Copy everything in the listing below word for word, apart from any images.

SUPPLIED INFORMATION:
------------------------------------

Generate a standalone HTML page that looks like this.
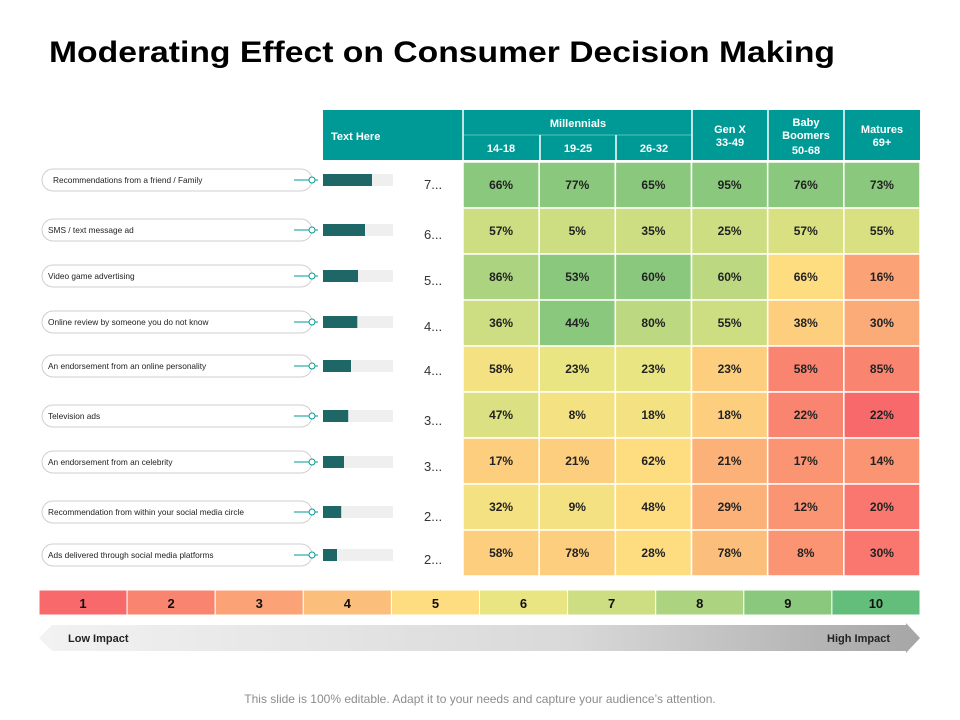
<!DOCTYPE html>
<html><head><meta charset="utf-8"><style>
html,body{margin:0;padding:0;background:#fff;}
svg{display:block;font-family:"Liberation Sans",sans-serif;}
</style></head><body>
<svg id="chart" width="960" height="720" viewBox="0 0 960 720" xmlns="http://www.w3.org/2000/svg">
<text x="49" y="62" font-size="30" font-weight="bold" textLength="786" lengthAdjust="spacingAndGlyphs">Moderating Effect on Consumer Decision Making</text>
<g id="header">
<rect x="323" y="110" width="597" height="50" fill="#009a96"/>
<text x="331" y="140" font-size="11" font-weight="bold" fill="#fff">Text Here</text>
<text x="578" y="127" font-size="11" font-weight="bold" fill="#fff" text-anchor="middle">Millennials</text>
<line x1="463" y1="135" x2="692" y2="135" stroke="#5cc0bb" stroke-width="1"/>
<text x="501" y="152" font-size="11" font-weight="bold" fill="#fff" text-anchor="middle">14-18</text>
<text x="578" y="152" font-size="11" font-weight="bold" fill="#fff" text-anchor="middle">19-25</text>
<text x="654" y="152" font-size="11" font-weight="bold" fill="#fff" text-anchor="middle">26-32</text>
<text x="730" y="133" font-size="11" font-weight="bold" fill="#fff" text-anchor="middle">Gen X</text>
<text x="730" y="146" font-size="11" font-weight="bold" fill="#fff" text-anchor="middle">33-49</text>
<text x="806" y="126" font-size="11" font-weight="bold" fill="#fff" text-anchor="middle">Baby</text>
<text x="806" y="139" font-size="11" font-weight="bold" fill="#fff" text-anchor="middle">Boomers</text>
<text x="806" y="154" font-size="11" font-weight="bold" fill="#fff" text-anchor="middle">50-68</text>
<text x="882" y="133" font-size="11" font-weight="bold" fill="#fff" text-anchor="middle">Matures</text>
<text x="882" y="146" font-size="11" font-weight="bold" fill="#fff" text-anchor="middle">69+</text>
<g stroke="#ffffff" stroke-width="1.5">
<line x1="463" y1="110" x2="463" y2="160"/><line x1="540" y1="135" x2="540" y2="160"/><line x1="616" y1="135" x2="616" y2="160"/>
<line x1="692" y1="110" x2="692" y2="160"/><line x1="768" y1="110" x2="768" y2="160"/><line x1="844" y1="110" x2="844" y2="160"/>
</g>
</g>
<g id="rows"></g>
<g id="cells"></g>
<g id="scale"></g>
<defs><linearGradient id="arrowGrad" x1="0" x2="1"><stop offset="0" stop-color="#f2f2f2"/><stop offset="0.6" stop-color="#d9d9d9"/><stop offset="1" stop-color="#a6a6a6"/></linearGradient></defs>
<polygon points="39,638 52,625 906,625 906,623 920,638 906,653 906,651 52,651" fill="url(#arrowGrad)"/>
<text x="68" y="642" font-size="11" font-weight="bold" fill="#222">Low Impact</text>
<text x="890" y="642" font-size="11" font-weight="bold" fill="#222" text-anchor="end">High Impact</text>
<text x="480" y="703" font-size="12" fill="#8c8c8c" text-anchor="middle">This slide is 100% editable. Adapt it to your needs and capture your audience’s attention.</text>
</svg>
<script>
const categories = ["Recommendations  from a friend / Family","SMS / text message ad","Video game advertising","Online review by someone you do not know","An endorsement from an online personality","Television ads","An endorsement from an celebrity","Recommendation from within your social media circle","Ads delivered through social media platforms"];
const barValues = [70,60,50,49,40,36,30,26,20];
const barLabels = ["7...","6...","5...","4...","4...","3...","3...","2...","2..."];
const cellValues = [
 [66,77,65,95,76,73],[57,5,35,25,57,55],[86,53,60,60,66,16],[36,44,80,55,38,30],
 [58,23,23,23,58,85],[47,8,18,18,22,22],[17,21,62,21,17,14],[32,9,48,29,12,20],[58,78,28,78,8,30]];
const cellLevels = [
 [9,9,9,9,9,9],[7,7,7,7,6.6,6.6],[8,9,9,7.5,5,3],[7,9,7.5,7,4.5,3.3],
 [5.5,6,6,4.5,2,2],[6.5,5.5,5.5,4.5,2,1],[4.5,4.5,5,3.5,2.5,2.5],[5.5,5.5,5,3.5,2.5,1.5],[4.5,4.5,5,4,2.5,1.5]];
const scaleLevels = [1,2,3,4,5,6,7,8,9,10];
const scaleColors = ["#f8696b","#f98570","#fba276","#fcbf7b","#fedd81","#e9e583","#ccdd82","#acd380","#8ac97d","#63be7b"];
const NS="http://www.w3.org/2000/svg";
function mk(tag,attrs,parent,text){const e=document.createElementNS(NS,tag);for(const k in attrs)e.setAttribute(k,attrs[k]);if(text!==undefined)e.textContent=text;parent.appendChild(e);return e;}
function hex(c){return [1,3,5].map(i=>parseInt(c.substr(i,2),16));}
function levelColor(l){const i=Math.max(0,Math.min(8.999,l-1));const a=Math.floor(i),t=i-a;const c1=hex(scaleColors[a]),c2=hex(scaleColors[a+1]);return "rgb("+c1.map((v,k)=>Math.round(v+(c2[k]-v)*t)).join(",")+")";}
const tableTop=162,rowH=46,colX0=463,colW=76.17,trackX=323,trackW=70;
const yRow=i=>tableTop+i*rowH;
const xCol=j=>colX0+j*colW;
const xBar=v=>v/100*trackW;
const pillOffsets=[18,22,22,22,20,24,24,28,25];
const rowsG=document.getElementById('rows');
categories.forEach((c,i)=>{
 const cy=yRow(i)+pillOffsets[i];
 const g=mk('g',{},rowsG);
 
 
 const pill=mk('rect',{x:42,y:cy-11,width:270,height:22,rx:11,fill:'#fff',stroke:'#cfcfcf','stroke-width':1},g);
 
 
 const t=mk('text',{x:i===0?53:48,y:cy+3,'font-size':8.3,fill:'#222'},g,c);
 
 
 const ln=mk('line',{x1:294,y1:cy,x2:318,y2:cy,stroke:'#009a96','stroke-width':1},g);
 
 
 const ci=mk('circle',{cx:312,cy:cy,r:3,fill:'#fff',stroke:'#009a96','stroke-width':1},g);
 
 
 const tr=mk('rect',{x:trackX,y:cy-6,width:trackW,height:12,fill:'#efefef'},g);
 
 
 const b=mk('rect',{x:trackX,y:cy-6,width:xBar(barValues[i]),height:12,fill:'#1f6666'},g);
 
 
 const bl=mk('text',{x:424,y:cy+9,'font-size':13,fill:'#333'},g,barLabels[i]);
 
 
});
const cellsG=document.getElementById('cells');
cellValues.forEach((row,i)=>row.forEach((v,j)=>{
 const r=mk('rect',{x:xCol(j),y:yRow(i),width:colW,height:rowH,fill:levelColor(cellLevels[i][j]),stroke:'#fff','stroke-width':1.5},cellsG);
 
 
 const t=mk('text',{x:xCol(j)+colW/2,y:yRow(i)+rowH/2+4,'font-size':12,'font-weight':'bold','text-anchor':'middle',fill:'#222'},cellsG,v+'%');
 
 
}));
const scaleG=document.getElementById('scale');
const sx0=39,sw=(920-39)/10;
scaleLevels.forEach((l,k)=>{
 const r=mk('rect',{x:sx0+k*sw,y:590,width:sw,height:25,fill:scaleColors[l-1],stroke:'#fff','stroke-width':1},scaleG);
 
 
 const t=mk('text',{x:sx0+k*sw+sw/2,y:608,'font-size':13,'font-weight':'bold','text-anchor':'middle',fill:'#111'},scaleG,String(l));
 
 
});
</script>
</body></html>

------------------------------------

REPLY:
Generate a standalone HTML page that looks like this.
<!DOCTYPE html>
<html><head><meta charset="utf-8"><style>
html,body{margin:0;padding:0;background:#fff;}
svg{display:block;font-family:"Liberation Sans",sans-serif;}
</style></head><body>
<svg id="chart" width="960" height="720" viewBox="0 0 960 720" xmlns="http://www.w3.org/2000/svg">
<text x="49" y="62" font-size="30" font-weight="bold" textLength="786" lengthAdjust="spacingAndGlyphs">Moderating Effect on Consumer Decision Making</text>
<g id="header">
<rect x="323" y="110" width="597" height="50" fill="#009a96"/>
<text x="331" y="140" font-size="11" font-weight="bold" fill="#fff">Text Here</text>
<text x="578" y="127" font-size="11" font-weight="bold" fill="#fff" text-anchor="middle">Millennials</text>
<line x1="463" y1="135" x2="692" y2="135" stroke="#5cc0bb" stroke-width="1"/>
<text x="501" y="152" font-size="11" font-weight="bold" fill="#fff" text-anchor="middle">14-18</text>
<text x="578" y="152" font-size="11" font-weight="bold" fill="#fff" text-anchor="middle">19-25</text>
<text x="654" y="152" font-size="11" font-weight="bold" fill="#fff" text-anchor="middle">26-32</text>
<text x="730" y="133" font-size="11" font-weight="bold" fill="#fff" text-anchor="middle">Gen X</text>
<text x="730" y="146" font-size="11" font-weight="bold" fill="#fff" text-anchor="middle">33-49</text>
<text x="806" y="126" font-size="11" font-weight="bold" fill="#fff" text-anchor="middle">Baby</text>
<text x="806" y="139" font-size="11" font-weight="bold" fill="#fff" text-anchor="middle">Boomers</text>
<text x="806" y="154" font-size="11" font-weight="bold" fill="#fff" text-anchor="middle">50-68</text>
<text x="882" y="133" font-size="11" font-weight="bold" fill="#fff" text-anchor="middle">Matures</text>
<text x="882" y="146" font-size="11" font-weight="bold" fill="#fff" text-anchor="middle">69+</text>
<g stroke="#ffffff" stroke-width="1.5">
<line x1="463" y1="110" x2="463" y2="160"/><line x1="540" y1="135" x2="540" y2="160"/><line x1="616" y1="135" x2="616" y2="160"/>
<line x1="692" y1="110" x2="692" y2="160"/><line x1="768" y1="110" x2="768" y2="160"/><line x1="844" y1="110" x2="844" y2="160"/>
</g>
</g>
<g id="rows"></g>
<g id="cells"></g>
<g id="scale"></g>
<defs><linearGradient id="arrowGrad" x1="0" x2="1"><stop offset="0" stop-color="#f2f2f2"/><stop offset="0.6" stop-color="#d9d9d9"/><stop offset="1" stop-color="#a6a6a6"/></linearGradient></defs>
<polygon points="39,638 52,625 906,625 906,623 920,638 906,653 906,651 52,651" fill="url(#arrowGrad)"/>
<text x="68" y="642" font-size="11" font-weight="bold" fill="#222">Low Impact</text>
<text x="890" y="642" font-size="11" font-weight="bold" fill="#222" text-anchor="end">High Impact</text>
<text x="480" y="703" font-size="12" fill="#8c8c8c" text-anchor="middle">This slide is 100% editable. Adapt it to your needs and capture your audience’s attention.</text>
</svg>
<script>
const categories = ["Recommendations  from a friend / Family","SMS / text message ad","Video game advertising","Online review by someone you do not know","An endorsement from an online personality","Television ads","An endorsement from an celebrity","Recommendation from within your social media circle","Ads delivered through social media platforms"];
const barValues = [70,60,50,49,40,36,30,26,20];
const barLabels = ["7...","6...","5...","4...","4...","3...","3...","2...","2..."];
const cellValues = [
 [66,77,65,95,76,73],[57,5,35,25,57,55],[86,53,60,60,66,16],[36,44,80,55,38,30],
 [58,23,23,23,58,85],[47,8,18,18,22,22],[17,21,62,21,17,14],[32,9,48,29,12,20],[58,78,28,78,8,30]];
const cellLevels = [
 [9,9,9,9,9,9],[7,7,7,7,6.6,6.6],[8,9,9,7.5,5,3],[7,9,7.5,7,4.5,3.3],
 [5.5,6,6,4.5,2,2],[6.5,5.5,5.5,4.5,2,1],[4.5,4.5,5,3.5,2.5,2.5],[5.5,5.5,5,3.5,2.5,1.5],[4.5,4.5,5,4,2.5,1.5]];
const scaleLevels = [1,2,3,4,5,6,7,8,9,10];
const scaleColors = ["#f8696b","#f98570","#fba276","#fcbf7b","#fedd81","#e9e583","#ccdd82","#acd380","#8ac97d","#63be7b"];
const NS="http://www.w3.org/2000/svg";
function mk(tag,attrs,parent,text){const e=document.createElementNS(NS,tag);for(const k in attrs)e.setAttribute(k,attrs[k]);if(text!==undefined)e.textContent=text;parent.appendChild(e);return e;}
function hex(c){return [1,3,5].map(i=>parseInt(c.substr(i,2),16));}
function levelColor(l){const i=Math.max(0,Math.min(8.999,l-1));const a=Math.floor(i),t=i-a;const c1=hex(scaleColors[a]),c2=hex(scaleColors[a+1]);return "rgb("+c1.map((v,k)=>Math.round(v+(c2[k]-v)*t)).join(",")+")";}
const tableTop=162,rowH=46,colX0=463,colW=76.17,trackX=323,trackW=70;
const yRow=i=>tableTop+i*rowH;
const xCol=j=>colX0+j*colW;
const xBar=v=>v/100*trackW;
const pillOffsets=[18,22,22,22,20,24,24,28,25];
const rowsG=document.getElementById('rows');
categories.forEach((c,i)=>{
 const cy=yRow(i)+pillOffsets[i];
 const g=mk('g',{},rowsG);
 
 
 const pill=mk('rect',{x:42,y:cy-11,width:270,height:22,rx:11,fill:'#fff',stroke:'#cfcfcf','stroke-width':1},g);
 
 
 const t=mk('text',{x:i===0?53:48,y:cy+3,'font-size':8.3,fill:'#222'},g,c);
 
 
 const ln=mk('line',{x1:294,y1:cy,x2:318,y2:cy,stroke:'#009a96','stroke-width':1},g);
 
 
 const ci=mk('circle',{cx:312,cy:cy,r:3,fill:'#fff',stroke:'#009a96','stroke-width':1},g);
 
 
 const tr=mk('rect',{x:trackX,y:cy-6,width:trackW,height:12,fill:'#efefef'},g);
 
 
 const b=mk('rect',{x:trackX,y:cy-6,width:xBar(barValues[i]),height:12,fill:'#1f6666'},g);
 
 
 const bl=mk('text',{x:424,y:cy+9,'font-size':13,fill:'#333'},g,barLabels[i]);
 
 
});
const cellsG=document.getElementById('cells');
cellValues.forEach((row,i)=>row.forEach((v,j)=>{
 const r=mk('rect',{x:xCol(j),y:yRow(i),width:colW,height:rowH,fill:levelColor(cellLevels[i][j]),stroke:'#fff','stroke-width':1.5},cellsG);
 
 
 const t=mk('text',{x:xCol(j)+colW/2,y:yRow(i)+rowH/2+4,'font-size':12,'font-weight':'bold','text-anchor':'middle',fill:'#222'},cellsG,v+'%');
 
 
}));
const scaleG=document.getElementById('scale');
const sx0=39,sw=(920-39)/10;
scaleLevels.forEach((l,k)=>{
 const r=mk('rect',{x:sx0+k*sw,y:590,width:sw,height:25,fill:scaleColors[l-1],stroke:'#fff','stroke-width':1},scaleG);
 
 
 const t=mk('text',{x:sx0+k*sw+sw/2,y:608,'font-size':13,'font-weight':'bold','text-anchor':'middle',fill:'#111'},scaleG,String(l));
 
 
});
</script>
</body></html>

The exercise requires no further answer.